The new number of observations is $n_{new} = n_{old} - \text{Number of incorrect observations}$.

$n_{new} = 100 - 3 = 97$

The new mean is $\overline{x}_{new} = \frac{\sum x_{new}}{n_{new}}$.

$\overline{x}_{new} = \frac{1940}{97} = 20$

$\overline{x}_{new} = 20$

... (i)

Now, we need to find the new standard deviation. The formula for standard deviation is $\sigma = \sqrt{\frac{\sum x_i^2}{n} - \overline{x}^2}$.

Squaring the standard deviation, we get the variance: $\sigma^2 = \frac{\sum x_i^2}{n} - \overline{x}^2$.

From the old data, we have $\sigma_{old}^2 = \frac{\sum x_{old}^2}{n_{old}} - \overline{x}_{old}^2$.

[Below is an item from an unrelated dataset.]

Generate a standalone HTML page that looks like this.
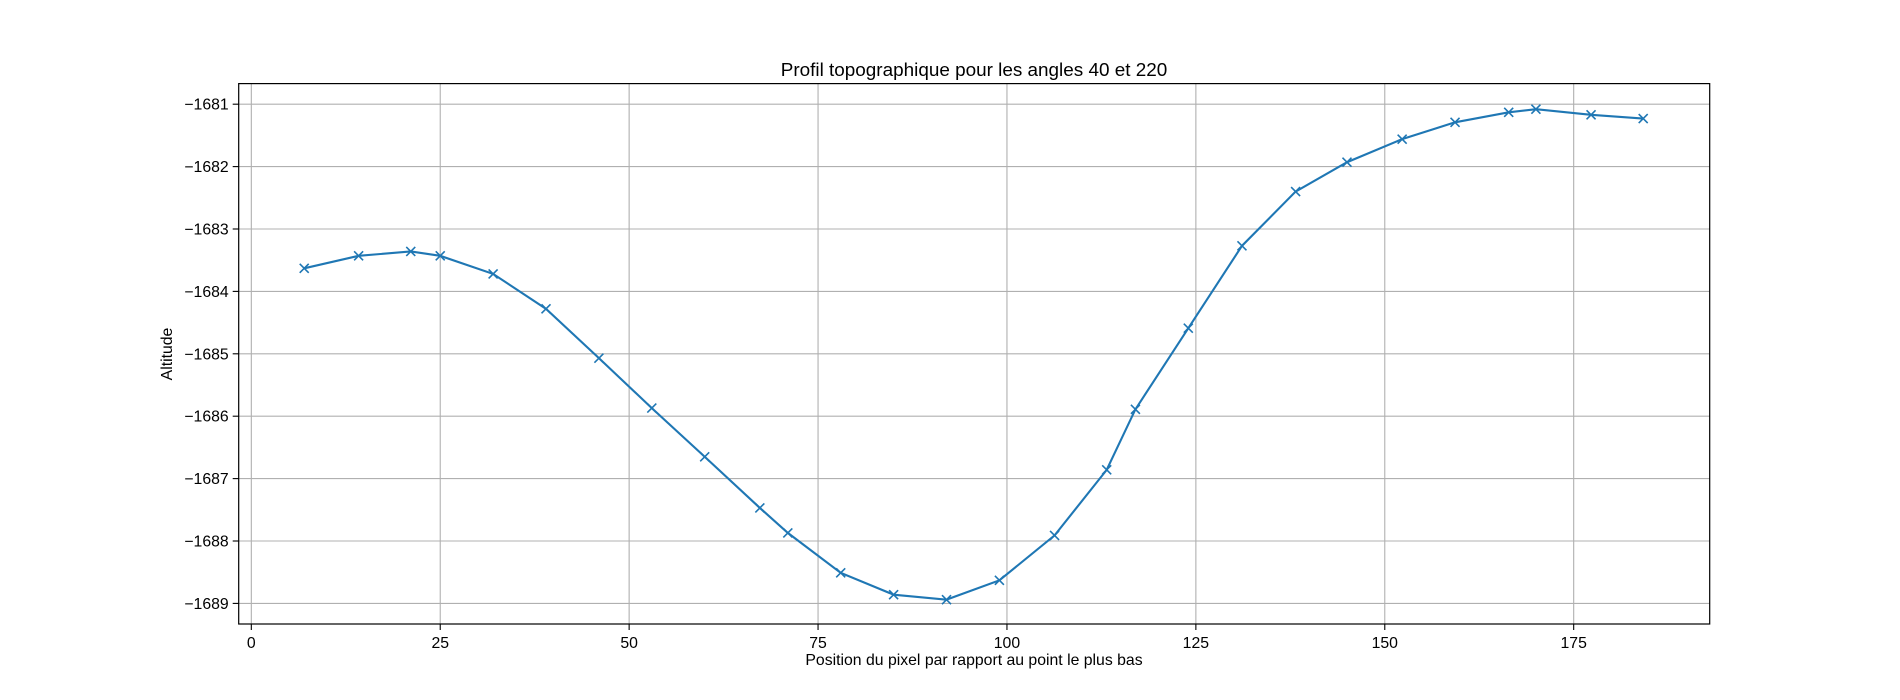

$3^2 = \frac{\sum x_{old}^2}{100} - 20^2$

$9 = \frac{\sum x_{old}^2}{100} - 400$

$9 + 400 = \frac{\sum x_{old}^2}{100}$

$409 = \frac{\sum x_{old}^2}{100}$

$\sum x_{old}^2 = 409 \times 100 = 40900$

The sum of squares of incorrect observations is $21^2 + 21^2 + 18^2 = 441 + 441 + 324 = 1206$.

The correct sum of squares of the remaining observations is $\sum x_{new}^2 = \sum x_{old}^2 - \text{Sum of squares of incorrect observations}$.

$\sum x_{new}^2 = 40900 - 1206 = 39694$

Now we can calculate the new variance, $\sigma_{new}^2$, using the new sum of squares and the new mean.

$\sigma_{new}^2 = \frac{\sum x_{new}^2}{n_{new}} - \overline{x}_{new}^2$

$\sigma_{new}^2 = \frac{39694}{97} - 20^2$

$\sigma_{new}^2 = \frac{39694}{97} - 400$

$\sigma_{new}^2 = \frac{39694 - 400 \times 97}{97}$

$400 \times 97 = 38800$

$\sigma_{new}^2 = \frac{39694 - 38800}{97}$

$\sigma_{new}^2 = \frac{894}{97}$

$\sigma_{new}^2 = \frac{894}{97}$

... (ii)

Finally, the new standard deviation is $\sigma_{new} = \sqrt{\sigma_{new}^2}$.

$\sigma_{new} = \sqrt{\frac{894}{97}}$

$\sigma_{new} \approx \sqrt{9.216494845}$

$\sigma_{new} \approx 3.035866$

Rounding to two decimal places, $\sigma_{new} \approx 3.04$.

$\sigma_{new} \approx 3.04$

... (iii)

Thus, the new mean is 20 and the new standard deviation is approximately 3.04.